Another case of interest in the beet-sugar industry of the application of osmosis is in removing objectionable salts from, molasses. It is found in sugar refineries that certain salts are taken into solution which tend to prevent crystallization as they become more concentrated. A molasses will be obtained therefore containing a very high percentage of sucrose but on evaporation the sugar does not crystallize due to the effect of these contaminating salts. These salts however are highly ionized, while sugar is not. They will therefore diffuse through a permeable membrane much more readily than sugar. Molasses containing these salts is placed in contact with permeable membrane on the other side of which is water. The salts then tend to flow through the membrane to the water and thus their concentration in the molasses is reduced, while the loss of sugar through the membrane is small.
Continuous Agitation.—The art of conducting leaching operations involving agitation continuously, has been well known and practiced in various metallurgical operations for quite a number of years, but has only recently been introduced into the chemical field. To design a continuous agitation system, we must first know the amount of material to be treated in any unit of time and secondly, the time of contact necessary to effect complete dissolution. We would then provide sufficient volume in our agitators to retain the material for this period and would feed and withdraw material at an equal and uniform rate.
A continuous agitation system may be made up of one or a series of agitators, depending on the time of retention necessary. A great deal has been written on the theory of continuous agitation, and especially on the possibility of untreated material being discharged prior to complete extraction. Of course, it is apparent that the material is not retained intact for the computed period, but that this represents merely an average time of detention. In fact, a portion of the feed at any instant will be discharged almost immediately and on the other hand, from the purely theoretical standpoint, another portion will remain in the system an infinitely long time.

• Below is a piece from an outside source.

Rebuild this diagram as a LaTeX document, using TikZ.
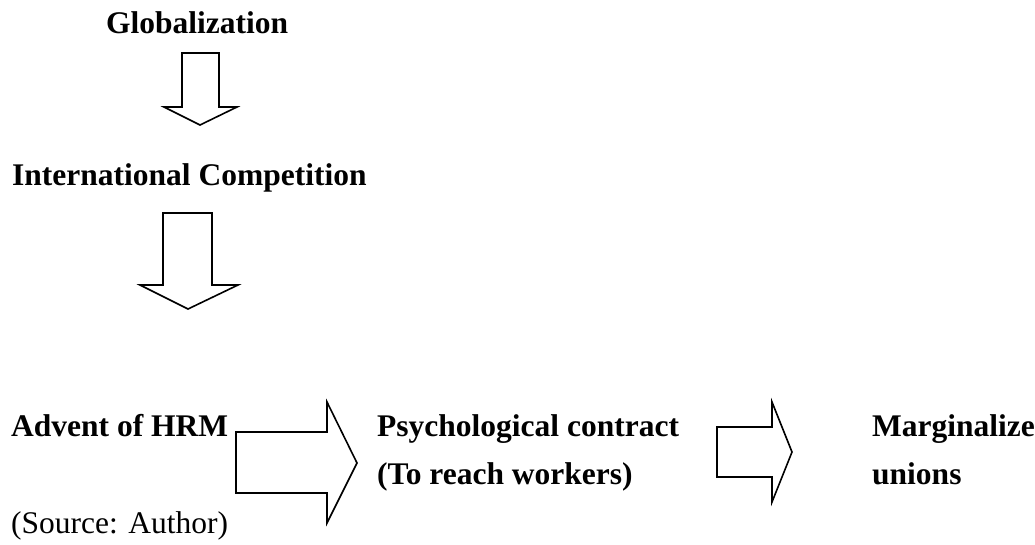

In actual practice continuous agitation is seldom attempted in a single tank, but a series of three, four or even more, smaller agitators used in order to minimize the "short circuiting" effect. The number of tanks necessary depends primarily on the period of detention necessary. Several articles have been published in which an attempt has been made to derive a mathematical relation between the time of contact, number of agitators necessary and percentage of extraction.
These articles lead one to believe that continuous agitation can only be effectively applied by employing a prohibitive number of agitators of large capacity and yet the actual results obtained during the past 10 years in hundreds of metallurgical and chemical plants do not corroborate this.